Dimanche j’étais à Paris pour assister à la représentation de Siegried de Wagner. Les critiques de cette tétralogie mise en œuvre depuis la saison dernière à l’Opéra de Paris sont assez violentes, en particulière quant à la mise en scène, les décors et les costumes. Le Monde s’est ainsi bien moqué de la salopette et des dread-locks blondes que l’on fait porter à Tornsten Kerl le ténor du rôle titre en se gaussant de sa corpulence avec ces remarque assassine : tout le monde n’a pas le physique de Jonas Kaufmann !!! C’est sûr 🙂
En fait, cette représentation de dimanche a été très originale : en effet Kerl était malade ainsi que Juha Uusitalo qui joue Wotan/Le Voyageur !! En de telles circonstances, il aurait peut-être été judicieux d’annuler … mais l’Opéra de Paris ne l’a pas entendu de cette oreille. Alors nous avons eu droit à un truc… étrange… Kerl était assez en forme pour jouer son rôle mais pas chanter… le ténor Christian Voigt a donc assuré le chant, en costume noir, pupitre en avant scène, mettant et enlevant sa veste noire et buvant de larges lampées d’eau dans une petite bouteille de plastique ! Quant au rôle de Wotan… encore plus drôle… le chant a été assuré de la même façon par un autre ténor, Egils Silins en avant scène, et le jeu sur scène… par l’assistant réalisateur Alejandro Stadler !! Je tiens à faire remarquer que ces trois sauveurs ont eu bien du mérite d’entrer ainsi en scène. Surtout quant au jeu passablement hésitant de Wotan, qui ne savait pas planter sa lance correctement dans la table… cela sentant l’amateurisme ! Donc j’ai été particulièrement déçue parce que le plateau vocal n’était pas à la hauteur de la situation… même si je le répète, il leur a fallut beaucoup de courage.
Kerl est effectivement ridicule dans sa salopette grise… d’autant plus quand il court après l’oiseau du second acte ! J’ai entendu bien des pouffements dans la salle de l’opéra Bastille. Seul Wolfgang Ablinger-Sperrhacke en nain Mime, a su tirer son épingle du jeu… ce qui fut facile vu la pauvreté ambiante. Il a eu droit à un triomphe. Je suis, pour ma part, rester scotchée à la voix puissante de Katarina Dalayman , la Walkyrie que Siegfried éveille au troisième acte… on aura la chance de la voir de nouveau dans le Crépuscule des Dieux ce printemps. Je serais là…

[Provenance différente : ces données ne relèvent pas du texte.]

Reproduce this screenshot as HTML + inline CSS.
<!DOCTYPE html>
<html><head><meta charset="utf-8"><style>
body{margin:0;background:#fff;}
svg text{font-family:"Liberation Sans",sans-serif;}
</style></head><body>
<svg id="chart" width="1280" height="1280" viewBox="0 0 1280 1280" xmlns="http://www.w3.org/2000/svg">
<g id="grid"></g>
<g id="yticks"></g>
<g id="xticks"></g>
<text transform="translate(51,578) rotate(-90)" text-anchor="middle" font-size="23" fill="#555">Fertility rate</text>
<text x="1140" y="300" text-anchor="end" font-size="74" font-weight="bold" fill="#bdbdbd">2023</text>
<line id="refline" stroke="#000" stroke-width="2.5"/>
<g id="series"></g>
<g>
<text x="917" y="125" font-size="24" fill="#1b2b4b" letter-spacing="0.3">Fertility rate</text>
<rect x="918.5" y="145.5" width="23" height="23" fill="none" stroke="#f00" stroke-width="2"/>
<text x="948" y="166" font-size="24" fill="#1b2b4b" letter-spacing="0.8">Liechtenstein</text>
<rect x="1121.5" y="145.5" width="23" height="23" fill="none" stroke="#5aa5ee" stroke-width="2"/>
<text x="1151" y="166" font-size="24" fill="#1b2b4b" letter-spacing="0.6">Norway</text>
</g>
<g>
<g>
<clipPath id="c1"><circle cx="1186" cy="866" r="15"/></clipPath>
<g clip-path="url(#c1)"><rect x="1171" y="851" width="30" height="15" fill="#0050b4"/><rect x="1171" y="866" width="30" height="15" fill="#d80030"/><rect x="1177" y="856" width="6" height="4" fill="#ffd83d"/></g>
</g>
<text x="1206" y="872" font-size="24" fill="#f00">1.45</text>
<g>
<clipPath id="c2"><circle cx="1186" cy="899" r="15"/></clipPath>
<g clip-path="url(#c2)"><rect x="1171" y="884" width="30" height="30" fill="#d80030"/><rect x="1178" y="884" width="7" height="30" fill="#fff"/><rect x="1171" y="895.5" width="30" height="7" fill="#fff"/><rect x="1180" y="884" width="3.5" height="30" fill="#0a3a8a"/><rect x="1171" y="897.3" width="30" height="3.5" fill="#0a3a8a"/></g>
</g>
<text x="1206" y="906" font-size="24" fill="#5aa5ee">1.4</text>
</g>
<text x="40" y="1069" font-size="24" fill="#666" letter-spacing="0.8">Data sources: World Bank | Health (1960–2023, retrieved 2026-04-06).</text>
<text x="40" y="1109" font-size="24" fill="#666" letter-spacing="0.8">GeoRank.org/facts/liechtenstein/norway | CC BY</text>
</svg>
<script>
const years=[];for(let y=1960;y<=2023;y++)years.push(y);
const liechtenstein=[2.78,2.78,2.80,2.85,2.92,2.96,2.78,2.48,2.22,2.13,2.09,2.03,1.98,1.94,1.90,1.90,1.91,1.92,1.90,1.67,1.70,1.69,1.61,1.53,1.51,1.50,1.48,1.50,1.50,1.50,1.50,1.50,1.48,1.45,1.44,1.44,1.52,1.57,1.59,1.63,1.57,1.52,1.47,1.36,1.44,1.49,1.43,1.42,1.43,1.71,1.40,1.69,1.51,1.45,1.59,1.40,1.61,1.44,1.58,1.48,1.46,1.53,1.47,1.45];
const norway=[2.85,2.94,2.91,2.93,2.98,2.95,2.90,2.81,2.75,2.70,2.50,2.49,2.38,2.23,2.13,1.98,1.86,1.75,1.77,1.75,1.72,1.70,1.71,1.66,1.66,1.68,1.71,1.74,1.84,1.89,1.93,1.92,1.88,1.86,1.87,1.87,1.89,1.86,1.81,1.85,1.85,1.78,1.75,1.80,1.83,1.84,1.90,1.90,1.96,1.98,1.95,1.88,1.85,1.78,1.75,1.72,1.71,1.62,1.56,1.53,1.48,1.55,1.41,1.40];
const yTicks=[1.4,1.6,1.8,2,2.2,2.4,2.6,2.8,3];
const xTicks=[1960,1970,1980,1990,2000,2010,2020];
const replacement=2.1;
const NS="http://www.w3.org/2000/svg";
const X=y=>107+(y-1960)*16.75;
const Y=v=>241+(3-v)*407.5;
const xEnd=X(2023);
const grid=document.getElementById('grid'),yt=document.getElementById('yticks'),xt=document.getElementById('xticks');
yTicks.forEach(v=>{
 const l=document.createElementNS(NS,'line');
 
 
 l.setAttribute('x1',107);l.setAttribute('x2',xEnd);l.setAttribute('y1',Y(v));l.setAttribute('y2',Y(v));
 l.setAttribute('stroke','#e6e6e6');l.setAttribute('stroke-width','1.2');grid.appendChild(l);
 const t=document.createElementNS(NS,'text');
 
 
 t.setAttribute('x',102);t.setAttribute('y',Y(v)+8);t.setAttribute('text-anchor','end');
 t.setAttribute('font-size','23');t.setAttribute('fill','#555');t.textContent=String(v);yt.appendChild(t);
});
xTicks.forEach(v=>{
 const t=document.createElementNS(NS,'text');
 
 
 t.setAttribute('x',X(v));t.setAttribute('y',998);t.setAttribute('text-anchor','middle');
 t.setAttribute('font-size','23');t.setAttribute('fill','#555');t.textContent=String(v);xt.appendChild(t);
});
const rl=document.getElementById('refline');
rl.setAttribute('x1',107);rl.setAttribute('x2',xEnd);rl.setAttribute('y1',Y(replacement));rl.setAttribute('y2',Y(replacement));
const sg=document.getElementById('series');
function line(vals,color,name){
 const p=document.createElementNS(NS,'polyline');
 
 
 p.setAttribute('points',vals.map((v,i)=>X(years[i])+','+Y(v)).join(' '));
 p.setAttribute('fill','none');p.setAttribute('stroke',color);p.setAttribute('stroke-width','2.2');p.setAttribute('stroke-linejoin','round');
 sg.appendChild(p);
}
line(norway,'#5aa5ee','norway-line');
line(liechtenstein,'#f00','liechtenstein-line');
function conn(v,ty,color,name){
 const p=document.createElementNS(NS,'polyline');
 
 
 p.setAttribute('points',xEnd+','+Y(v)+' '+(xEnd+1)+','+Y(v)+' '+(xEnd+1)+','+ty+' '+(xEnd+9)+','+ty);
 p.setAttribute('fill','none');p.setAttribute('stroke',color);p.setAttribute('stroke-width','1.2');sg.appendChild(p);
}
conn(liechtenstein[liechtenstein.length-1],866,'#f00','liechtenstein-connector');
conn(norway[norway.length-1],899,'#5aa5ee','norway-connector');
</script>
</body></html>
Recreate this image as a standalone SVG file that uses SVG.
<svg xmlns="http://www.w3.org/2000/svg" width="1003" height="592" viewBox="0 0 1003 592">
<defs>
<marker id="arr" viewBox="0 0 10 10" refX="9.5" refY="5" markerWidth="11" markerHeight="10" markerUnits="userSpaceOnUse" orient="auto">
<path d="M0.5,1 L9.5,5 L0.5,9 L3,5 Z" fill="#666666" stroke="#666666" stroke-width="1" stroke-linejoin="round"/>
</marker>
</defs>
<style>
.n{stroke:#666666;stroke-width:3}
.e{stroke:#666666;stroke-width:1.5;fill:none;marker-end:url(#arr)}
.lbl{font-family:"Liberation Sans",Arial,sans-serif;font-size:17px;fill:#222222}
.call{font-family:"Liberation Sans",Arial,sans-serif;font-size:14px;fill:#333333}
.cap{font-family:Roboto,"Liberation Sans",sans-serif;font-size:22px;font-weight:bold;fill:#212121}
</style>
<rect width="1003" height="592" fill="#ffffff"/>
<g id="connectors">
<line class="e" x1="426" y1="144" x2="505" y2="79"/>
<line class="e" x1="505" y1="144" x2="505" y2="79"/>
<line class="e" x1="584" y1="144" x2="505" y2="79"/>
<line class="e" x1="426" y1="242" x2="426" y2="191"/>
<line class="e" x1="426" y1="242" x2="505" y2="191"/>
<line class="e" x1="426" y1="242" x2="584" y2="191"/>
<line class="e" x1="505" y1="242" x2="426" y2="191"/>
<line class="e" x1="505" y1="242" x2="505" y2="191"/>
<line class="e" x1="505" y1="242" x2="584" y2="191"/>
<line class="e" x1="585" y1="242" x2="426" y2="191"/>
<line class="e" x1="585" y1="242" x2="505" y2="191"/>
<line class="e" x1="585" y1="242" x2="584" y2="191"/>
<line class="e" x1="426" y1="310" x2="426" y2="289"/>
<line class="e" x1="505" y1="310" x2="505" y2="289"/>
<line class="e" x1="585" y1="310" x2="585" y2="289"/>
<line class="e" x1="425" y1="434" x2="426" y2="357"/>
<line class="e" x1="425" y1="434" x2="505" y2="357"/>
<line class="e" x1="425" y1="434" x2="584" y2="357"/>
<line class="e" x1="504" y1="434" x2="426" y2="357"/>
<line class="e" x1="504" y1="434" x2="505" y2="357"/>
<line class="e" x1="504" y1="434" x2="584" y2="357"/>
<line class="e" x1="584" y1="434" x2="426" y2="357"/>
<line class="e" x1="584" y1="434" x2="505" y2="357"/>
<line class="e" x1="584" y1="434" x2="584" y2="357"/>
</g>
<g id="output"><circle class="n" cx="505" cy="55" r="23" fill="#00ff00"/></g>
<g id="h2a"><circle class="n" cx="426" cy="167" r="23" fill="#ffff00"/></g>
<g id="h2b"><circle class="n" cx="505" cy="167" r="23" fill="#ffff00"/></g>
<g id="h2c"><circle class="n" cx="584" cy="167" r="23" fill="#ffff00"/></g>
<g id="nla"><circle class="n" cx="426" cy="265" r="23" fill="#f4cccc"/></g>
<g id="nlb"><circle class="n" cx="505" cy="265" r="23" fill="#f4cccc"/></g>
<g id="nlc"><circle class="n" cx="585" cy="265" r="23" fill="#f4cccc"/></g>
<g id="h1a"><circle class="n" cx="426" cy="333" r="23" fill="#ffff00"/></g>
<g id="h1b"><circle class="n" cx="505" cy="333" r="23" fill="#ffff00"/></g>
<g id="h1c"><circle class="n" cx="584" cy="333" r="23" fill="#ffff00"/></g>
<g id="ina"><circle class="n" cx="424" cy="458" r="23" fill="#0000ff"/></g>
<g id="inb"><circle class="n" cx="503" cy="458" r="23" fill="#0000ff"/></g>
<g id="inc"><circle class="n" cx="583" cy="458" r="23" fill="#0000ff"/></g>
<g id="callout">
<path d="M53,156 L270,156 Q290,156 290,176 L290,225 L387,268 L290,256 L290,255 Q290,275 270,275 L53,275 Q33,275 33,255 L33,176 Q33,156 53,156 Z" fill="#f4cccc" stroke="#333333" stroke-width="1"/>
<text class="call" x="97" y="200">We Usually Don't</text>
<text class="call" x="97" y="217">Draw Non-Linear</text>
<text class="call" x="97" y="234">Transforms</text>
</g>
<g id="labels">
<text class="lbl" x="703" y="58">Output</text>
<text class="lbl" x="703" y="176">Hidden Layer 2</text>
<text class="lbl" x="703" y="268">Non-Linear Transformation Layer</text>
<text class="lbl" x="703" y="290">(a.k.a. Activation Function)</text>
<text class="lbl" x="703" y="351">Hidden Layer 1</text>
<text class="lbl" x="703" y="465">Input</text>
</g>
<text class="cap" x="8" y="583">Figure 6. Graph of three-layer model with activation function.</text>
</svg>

L’orchestre de l’Opéra dirigé par Philippe Jordan a été ébouissant… les critiques avaient vu juste. Une musicalité puissante qui vous emporte très loin de votre siège du deuxième balcon.
A part ces contre-temps, Wagner reste Wagner, c’est-à-dire insurpassable. Sa musique et sa poésie sont une merveille, d’autant plus quand on y trouve, avec plaisir, quelques références nieztschéennes. La prof de philo que je suis devenue ne perd pas une miette de retrouver ses joujoux préférés…
Siegfried, qui dans ce troisième volet de la tétralogie n’est qu’un adolescent, est-il la figure du Surhomme ? En tout cas c’est le héros, aimé de Wotan et qui sera la perte des Dieux. Wotan disparaît d’ailleurs au troisième acte, n’étant devenu qu’un simple observateur du cours du monde. Le pouvoir absolu n’est donc pas aux mains des Dieux et la Walkyrie renonce à l’immortalité pour l’amour du jeune homme. Le divin serait-il dans l’humain ? La puissance serait-elle dans l’amour ?
A voir au fil du Ring
Un extrait du film de Fritz Lang, les Niebelugen, où Siegfried affronte Fafner, le géant qui s’est transformé en dragon gardien du trésor des Niebelungen, l’anneau et le heaume de pouvoir. Le héros est le seul à pouvoir vaincre le monstre, car il ne connaît pas la peur. Après avoir terrassé le dragon, il goûte le sang de la bête, ce qui lui donne le pouvoir de comprendre le chant de l’oiseau. Siegfried connaîtra la peur devant la belle endormie, Brünnhilde, cachée derrière les flammes que son père Wotan a allumé pour la chasser du Walhalla : l’amour est la peur, l’amour seul terrasse le héros.